I’d spent the previous decade living in Atlanta, where traffic is a bloodsport and among the worst in the nation. In 2014, a mere two inches of snow resulted in a 16-hour traffic jam. And that was before part of I-85 caught fire and collapsed, which made congestion even more atrocious. A friend once told me that his divorce had an upside: He could rent an apartment near work, to avoid gridlock. I understood. Traffic fatigue was half the reason I wanted to leave Atlanta. But, having decided to move to Bali without having visited, I didn’t expect to land in a place where a three-mile errand could easily eat up an hour.

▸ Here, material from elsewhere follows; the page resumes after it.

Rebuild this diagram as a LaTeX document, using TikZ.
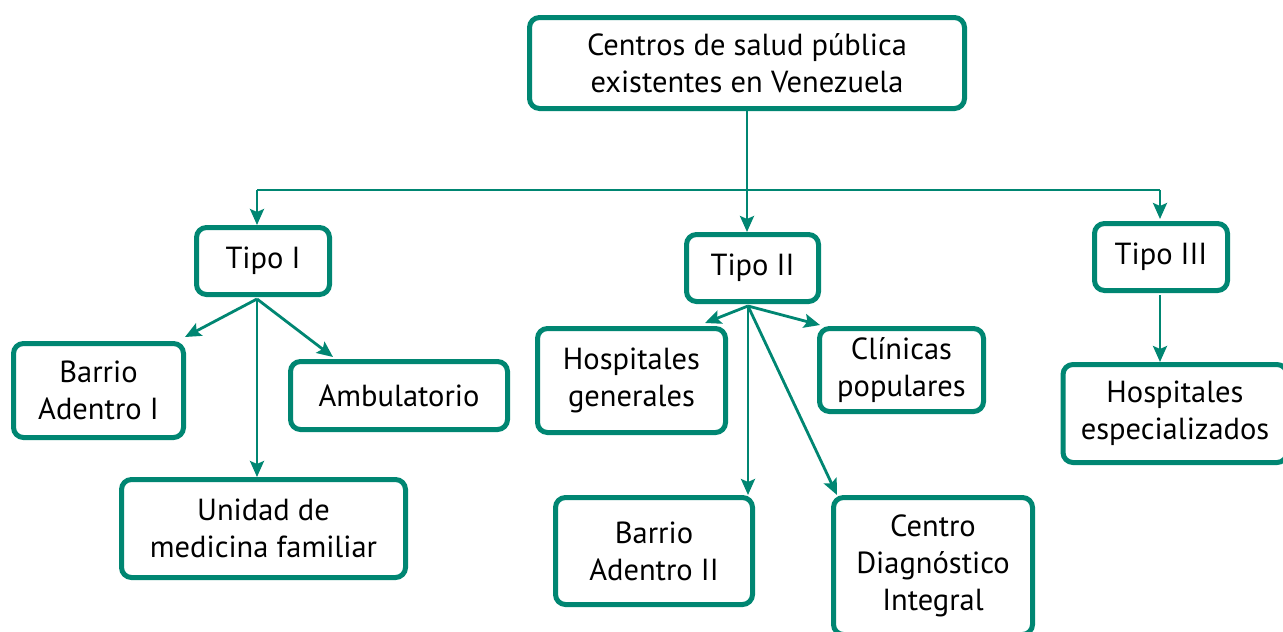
\documentclass[tikz,border=0pt]{standalone}
\usepackage{fontspec}
\setmainfont{PT Sans}
\usetikzlibrary{arrows.meta}
\definecolor{tealc}{RGB}{0,134,114}
\begin{document}
\begin{tikzpicture}[x=1pt,y=-1pt,
  box/.style={draw=tealc, line width=5pt, rounded corners=10pt, fill=white, align=center,
    font=\fontsize{30.5}{37}\selectfont, inner sep=0pt},
  link/.style={draw=tealc, line width=2.8pt},
  conn/.style={link, -{Stealth[length=16pt,width=14pt,inset=3pt]}}]
\useasboundingbox (0,0) rectangle (1283,632);

\node[box, minimum width=435pt, minimum height=91pt] (root) at (747,63) {Centros de salud pública\\existentes en Venezuela};
\node[box, minimum width=133pt, minimum height=67pt] (t1) at (263,261) {Tipo I};
\node[box, minimum width=132pt, minimum height=67pt] (t2) at (752.5,268) {Tipo II};
\node[box, minimum width=133pt, minimum height=67pt] (t3) at (1161,257) {Tipo III};
\node[box, minimum width=170pt, minimum height=94pt] (ba1) at (98.5,390.5) {Barrio\\Adentro I};
\node[box, minimum width=217pt, minimum height=68pt] (amb) at (399,395.5) {Ambulatorio};
\node[box, minimum width=284pt, minimum height=98pt] (umf) at (263.5,528.5) {Unidad de\\medicina familiar};
\node[box, minimum width=188pt, minimum height=104pt] (hg) at (631.5,380.5) {Hospitales\\generales};
\node[box, minimum width=164pt, minimum height=83pt] (cp) at (901.5,370) {Clínicas\\populares};
\node[box, minimum width=197pt, minimum height=107pt] (ba2) at (654,551) {Barrio\\Adentro II};
\node[box, minimum width=199pt, minimum height=137pt] (cdi) at (933,566) {Centro\\Diagnóstico\\Integral};
\node[box, minimum width=224pt, minimum height=98pt] (he) at (1175,413.5) {Hospitales\\especializados};

% bus
\coordinate (bl) at (257,190);
\coordinate (bm) at (747,190);
\coordinate (br) at (1160,190);
\draw[link] (root.south -| bm) -- (bm);
\draw[link] (bl) -- (br);
\draw[conn] (bl) -- (bl |- t1.north);
\draw[conn] (bm) -- (bm |- t2.north);
\draw[conn] (br) -- ([yshift=2pt]br |- t3.north);

% Tipo I
\coordinate (o1) at (257,299);
\coordinate (e1a) at (185,337);
\coordinate (e1b) at (333,357);
\draw[conn] (o1) -- (e1a);
\draw[conn] (o1) -- (e1b);
\draw[conn] (o1) -- (o1 |- umf.north);

% Tipo II
\coordinate (o2) at (748,306);
\coordinate (e2a) at (705,323);
\coordinate (e2b) at (820,325);
\coordinate (e2c) at (837,495);
\draw[conn] (o2) -- (e2a);
\draw[conn] (o2) -- (e2b);
\draw[conn] (o2) -- (o2 |- ba2.north);
\draw[conn] (o2) -- (e2c);

% Tipo III
\coordinate (o3) at (1160,295);
\draw[conn] (o3) -- (o3 |- he.north);
\end{tikzpicture}
\end{document}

Studies suggest that the longer you sit in traffic each day, the less satisfied you tend to be. After a few months in Bali, though, I noticed that nearly all the drivers were calm and stoic—nothing like Atlanta motorists. Ten thousand motorbikes could merge through a five-way cross with no stoplight as peacefully as water rolling through a streambed.
Turns out, when traffic transcends to pure, unadulterated anarchy, with thousands of vehicles clogging the streets, something sublime happens. You have to accept that you’re not in control, that there is no escape, and that there is no sense in fighting it. The result isn’t chaos; it’s collaboration. Traffic becomes the work of a community to figure out.

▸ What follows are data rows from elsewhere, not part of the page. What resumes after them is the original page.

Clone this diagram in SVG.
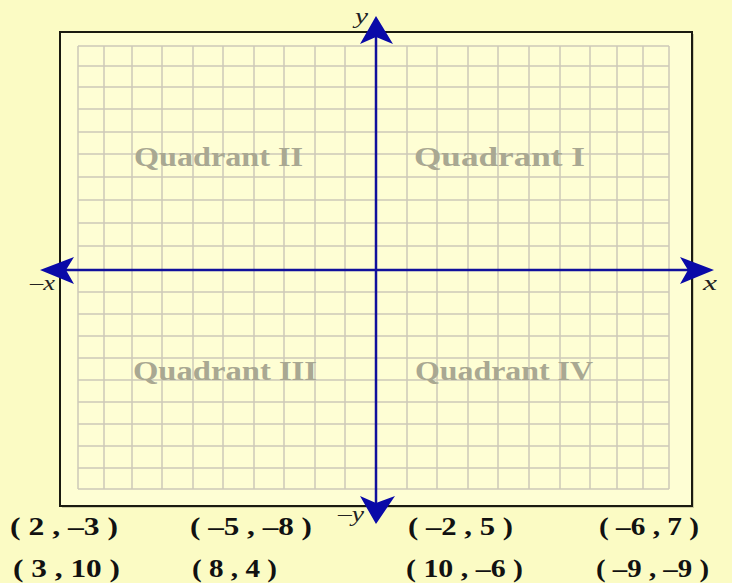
<svg xmlns="http://www.w3.org/2000/svg" width="732" height="583" viewBox="0 0 732 583">
<style>
.grid line{stroke:#ccc8b8;stroke-width:1.5}
.axis{stroke:#10109c;stroke-width:2.5}
.arrow{fill:#0a0aa8}
.q{font-family:"Liberation Serif","Times New Roman",serif;font-weight:bold;font-size:27px;fill:#a9a892}
.lbl{font-family:"Liberation Serif","Times New Roman",serif;font-style:italic;font-size:22px;fill:#222}
.pt{font-family:"Liberation Serif","Times New Roman",serif;font-weight:bold;font-size:26px;fill:#111}
</style>
<rect width="732" height="583" fill="#fbfbc4"/>
<g id="frame">
<rect x="62" y="34" width="632" height="474" fill="#7a7a60" opacity="0.35"/>
<rect x="60" y="32" width="632" height="474" fill="#fefed4" stroke="#1a1a10" stroke-width="2"/>
</g>
<g id="grid" class="grid">
<line x1="78" y1="46" x2="78" y2="489"/>
<line x1="104" y1="46" x2="104" y2="489"/>
<line x1="132" y1="46" x2="132" y2="489"/>
<line x1="162" y1="46" x2="162" y2="489"/>
<line x1="193" y1="46" x2="193" y2="489"/>
<line x1="223" y1="46" x2="223" y2="489"/>
<line x1="254" y1="46" x2="254" y2="489"/>
<line x1="284" y1="46" x2="284" y2="489"/>
<line x1="315" y1="46" x2="315" y2="489"/>
<line x1="345" y1="46" x2="345" y2="489"/>
<line x1="407" y1="46" x2="407" y2="489"/>
<line x1="437" y1="46" x2="437" y2="489"/>
<line x1="468" y1="46" x2="468" y2="489"/>
<line x1="498" y1="46" x2="498" y2="489"/>
<line x1="529" y1="46" x2="529" y2="489"/>
<line x1="560" y1="46" x2="560" y2="489"/>
<line x1="590" y1="46" x2="590" y2="489"/>
<line x1="617" y1="46" x2="617" y2="489"/>
<line x1="643" y1="46" x2="643" y2="489"/>
<line x1="669" y1="46" x2="669" y2="489"/>
<line x1="78" y1="46" x2="669" y2="46"/>
<line x1="78" y1="66" x2="669" y2="66"/>
<line x1="78" y1="87" x2="669" y2="87"/>
<line x1="78" y1="109" x2="669" y2="109"/>
<line x1="78" y1="132" x2="669" y2="132"/>
<line x1="78" y1="154" x2="669" y2="154"/>
<line x1="78" y1="177" x2="669" y2="177"/>
<line x1="78" y1="200" x2="669" y2="200"/>
<line x1="78" y1="223" x2="669" y2="223"/>
<line x1="78" y1="246" x2="669" y2="246"/>
<line x1="78" y1="292" x2="669" y2="292"/>
<line x1="78" y1="314" x2="669" y2="314"/>
<line x1="78" y1="336" x2="669" y2="336"/>
<line x1="78" y1="358" x2="669" y2="358"/>
<line x1="78" y1="380" x2="669" y2="380"/>
<line x1="78" y1="402" x2="669" y2="402"/>
<line x1="78" y1="424" x2="669" y2="424"/>
<line x1="78" y1="446" x2="669" y2="446"/>
<line x1="78" y1="468" x2="669" y2="468"/>
<line x1="78" y1="489" x2="669" y2="489"/>
</g>
<g id="quadrants">
<text class="q" x="134" y="166" textLength="169" lengthAdjust="spacingAndGlyphs">Quadrant II</text>
<text class="q" x="414" y="166" textLength="171" lengthAdjust="spacingAndGlyphs">Quadrant I</text>
<text class="q" x="133" y="380" textLength="184" lengthAdjust="spacingAndGlyphs">Quadrant III</text>
<text class="q" x="415" y="380" textLength="178" lengthAdjust="spacingAndGlyphs">Quadrant IV</text>
</g>
<g id="axes">
<line class="axis" x1="60" y1="270" x2="695" y2="270"/>
<line class="axis" x1="376" y1="36" x2="376" y2="505"/>
<path class="arrow" d="M714,270 L680,257 L688,270 L680,284 Z"/>
<path class="arrow" d="M40,270 L74,257 L66,270 L74,284 Z"/>
<path class="arrow" d="M376,16 L360,44 L376,37 L393,44 Z"/>
<path class="arrow" d="M376,524 L360,496 L376,503 L395,496 Z"/>
</g>
<g id="axis-labels">
<text class="lbl" x="355" y="23" textLength="13" lengthAdjust="spacingAndGlyphs">y</text>
<text class="lbl" x="30" y="290" textLength="25" lengthAdjust="spacingAndGlyphs">–x</text>
<text class="lbl" x="703" y="290" textLength="14" lengthAdjust="spacingAndGlyphs">x</text>
<text class="lbl" x="338" y="521" textLength="26" lengthAdjust="spacingAndGlyphs">–y</text>
</g>
<g id="points">
<text class="pt" x="10" y="535" textLength="108" lengthAdjust="spacingAndGlyphs">( 2 , –3 )</text>
<text class="pt" x="190" y="535" textLength="122" lengthAdjust="spacingAndGlyphs">( –5 , –8 )</text>
<text class="pt" x="408" y="535" textLength="105" lengthAdjust="spacingAndGlyphs">( –2 , 5 )</text>
<text class="pt" x="599" y="535" textLength="100" lengthAdjust="spacingAndGlyphs">( –6 , 7 )</text>
<text class="pt" x="13" y="577" textLength="107" lengthAdjust="spacingAndGlyphs">( 3 , 10 )</text>
<text class="pt" x="192" y="577" textLength="85" lengthAdjust="spacingAndGlyphs">( 8 , 4 )</text>
<text class="pt" x="406" y="577" textLength="117" lengthAdjust="spacingAndGlyphs">( 10 , –6 )</text>
<text class="pt" x="596" y="577" textLength="113" lengthAdjust="spacingAndGlyphs">( –9 , –9 )</text>
</g>
</svg>
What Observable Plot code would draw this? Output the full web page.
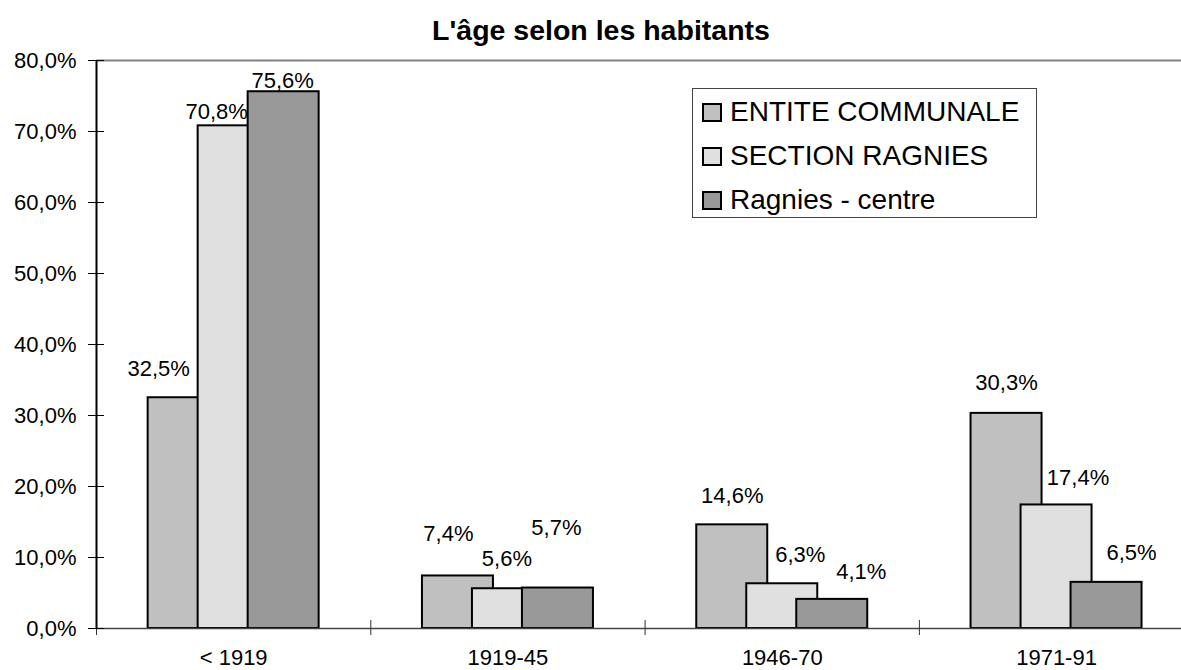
<!DOCTYPE html>
<html>
<head>
<meta charset="utf-8">
<script src="https://cdn.jsdelivr.net/npm/d3@7"></script>
<script src="https://cdn.jsdelivr.net/npm/@observablehq/plot@0.6"></script>
<style>
  html, body { margin: 0; padding: 0; background: #fff; }
  body { width: 1181px; height: 670px; position: relative; overflow: hidden;
         font-family: "Liberation Sans", Arial, sans-serif; }
  #title { position: absolute; top: 14px; left: 601px; transform: translateX(-50%);
           font-weight: bold; font-size: 28.5px; white-space: nowrap; color: #000; line-height: 32px; }
  #chart { position: absolute; left: 0; top: 0; }
  #legend { position: absolute; left: 692px; top: 88px; width: 343px; height: 127px;
            border: 1px solid #444; background: #fff; padding-top: 1px; box-sizing: content-box; }
  .row { height: 44px; display: flex; align-items: center; padding-left: 9px; }
  .sw { width: 16px; height: 15px; border: 2px solid #000; margin-right: 8px; flex: none; }
  .lab { font-size: 28px; color: #000; white-space: nowrap; }
</style>
</head>
<body>
<div id="title">L'âge selon les habitants</div>
<div id="chart"></div>
<div id="legend"></div>
<script>
// ---- data ----
const categories = ["< 1919", "1919-45", "1946-70", "1971-91"];
const seriesNames = ["ENTITE COMMUNALE", "SECTION RAGNIES", "Ragnies - centre"];
const entiteCommunale = [32.5, 7.4, 14.6, 30.3];
const sectionRagnies  = [70.8, 5.6, 6.3, 17.4];
const ragniesCentre   = [75.6, 5.7, 4.1, 6.5];
const yTicks = [0, 10, 20, 30, 40, 50, 60, 70, 80];
const seriesColors = ["#c0c0c0", "#e0e0e0", "#999999"];

// label nudges (pixels) relative to bar centre / bar top, mimicking the original placement
const labelNudgeX = [[-25, -9.5, 0, 0], [-17, -1, 18, 21.5], [-1, -1.5, 29, 25]];
const labelNudgeY = [[-29, -42, -29, -30], [-14, -30, -29, -27.5], [-11, -60.5, -27, -29]];

// ---- layout constants ----
const bandPx = 274.3;          // pixel width of one category band
const pxPerUnit = 568 / 80;    // pixel per percent
const barStep = 50 / bandPx;   // offset between overlapping bars (band units)
const barW = 71 / bandPx;      // bar width (band units)

const values = [entiteCommunale, sectionRagnies, ragniesCentre];
const bars = [];
values.forEach((arr, j) => arr.forEach((v, i) => {
  const c = i + 0.5 + (j - 1) * barStep;
  bars.push({cat: categories[i], series: seriesNames[j], j, i, v, c});
}));

const fmtPct = d => d.toFixed(1).replace(".", ",") + "%";
const font = "Liberation Sans, Arial, sans-serif";

const chart = Plot.plot({
  width: 1181,
  height: 670,
  marginTop: 60,
  marginBottom: 42,
  marginLeft: 96,
  marginRight: 0,
  style: {fontFamily: font, background: "transparent", overflow: "visible"},
  x: {type: "linear", domain: [0, 4], range: [96, 96 + 4 * bandPx], axis: null},
  y: {domain: [0, 80], range: [628, 60], axis: null},
  color: {type: "ordinal", domain: seriesNames, range: seriesColors},
  marks: [
    // top border of plot area
    Plot.ruleY([80], {x1: 0, x2: 4, stroke: "#808080", strokeWidth: 2}),
    // bars (drawn in series order so later bars overlap earlier ones)
    Plot.rectY(bars, {
      x1: d => d.c - barW / 2, x2: d => d.c + barW / 2, y1: 0, y2: "v",
      fill: "series", stroke: "#000", strokeWidth: 2
    }),
    // bottom axis line
    Plot.ruleY([0], {x1: 0, x2: 4, stroke: "#444", strokeWidth: 1.5}),
    // bottom ticks at category boundaries (crossing)
    Plot.ruleX(d3.range(categories.length + 1), {y1: 0, y2: 0, insetTop: -8, insetBottom: -7, stroke: "#333", strokeWidth: 1}),
    // left axis line
    Plot.ruleX([0], {y1: 0, y2: 80, stroke: "#000", strokeWidth: 2}),
    // left ticks (crossing)
    Plot.ruleY(yTicks, {x1: 0, x2: 0, insetLeft: -8, insetRight: -8, stroke: "#000", strokeWidth: 1}),
    // y tick labels
    Plot.text(yTicks, {x: 0, y: d => d, text: fmtPct, dx: -20, textAnchor: "end",
      fontSize: 22, fill: "#000", lineAnchor: "middle"}),
    // category labels
    Plot.text(categories, {x: (d, i) => i + 0.5, y: 0, text: d => d, dy: 29,
      fontSize: 22, fill: "#000", lineAnchor: "middle"}),
    // data labels
    Plot.text(bars, {
      x: d => d.c + labelNudgeX[d.j][d.i] / bandPx,
      y: d => d.v - labelNudgeY[d.j][d.i] / pxPerUnit,
      text: d => fmtPct(d.v), fontSize: 22, fill: "#000", lineAnchor: "middle"
    })
  ]
});
document.getElementById("chart").appendChild(chart);

// legend
const legend = document.getElementById("legend");
seriesNames.forEach((name, j) => {
  const row = document.createElement("div");
  row.className = "row";
  const sw = document.createElement("div");
  sw.className = "sw";
  sw.style.background = seriesColors[j];
  const lab = document.createElement("div");
  lab.className = "lab";
  lab.textContent = name;
  row.appendChild(sw); row.appendChild(lab);
  legend.appendChild(row);
});
</script>
</body>
</html>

I also realized that, in this unrelenting gridlock, you have no choice but to pay close attention to other drivers, most of whom in Bali are on motorbikes. When you do, you see faces more clearly. You notice the food that people are bringing home for dinner. And, soon enough, your road rage begins to fade.
Since moving to Bali, I’ve met other Westerners who’ve come to attend yoga classes, to work on their presence and mindfulness. Yoga isn’t for me. But traffic has played a similar role in my life. In Atlanta, the sounds of a congested highway could give me an anxiety attack. Now I put on my helmet, kick-start my motorbike, hit the road, and am forced to slow down.

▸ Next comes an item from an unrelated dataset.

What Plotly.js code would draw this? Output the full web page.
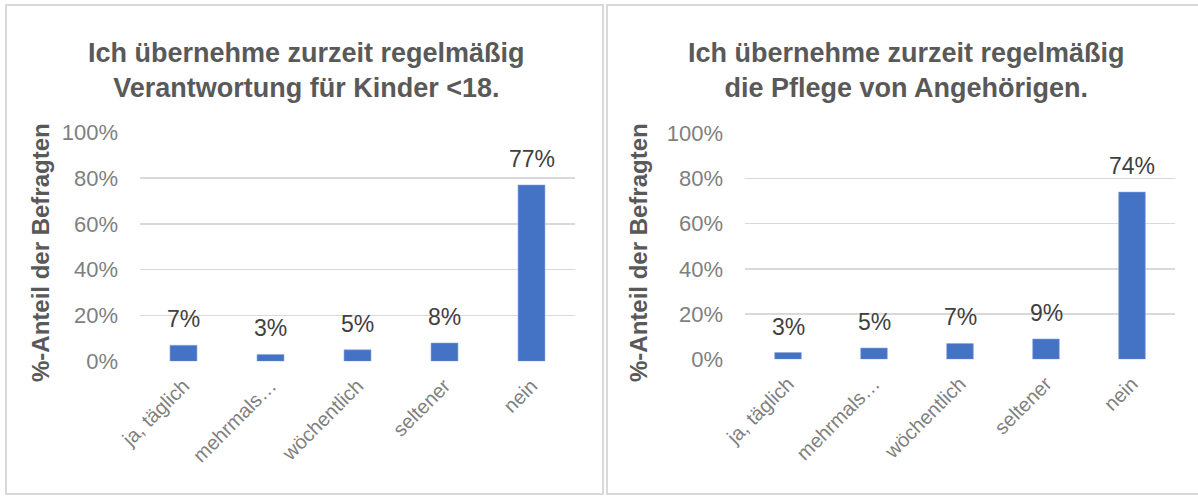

I lapse into my old ways sometimes, to be sure. On a recent Sunday morning, while trying to pick up chickens for a dinner party that night, I ended up trapped in a throng of motorbikes, with the tropical sun beating down. And, suddenly, there they were—all those calm, stoic faces. Doesn’t anyone else have somewhere to be?! Doesn’t it bother anyone to sit here all day?!
As I made my way to the front of the jam, I heard the rattle of a gamelan band, then spotted flowers and dozens of people in white clothes. It was a cremation ceremony. It was a small celebration for someone who had, odds are, lived their whole life in this place. I felt foolish for being in such a rush. I would, like everyone else, get to where I was going eventually.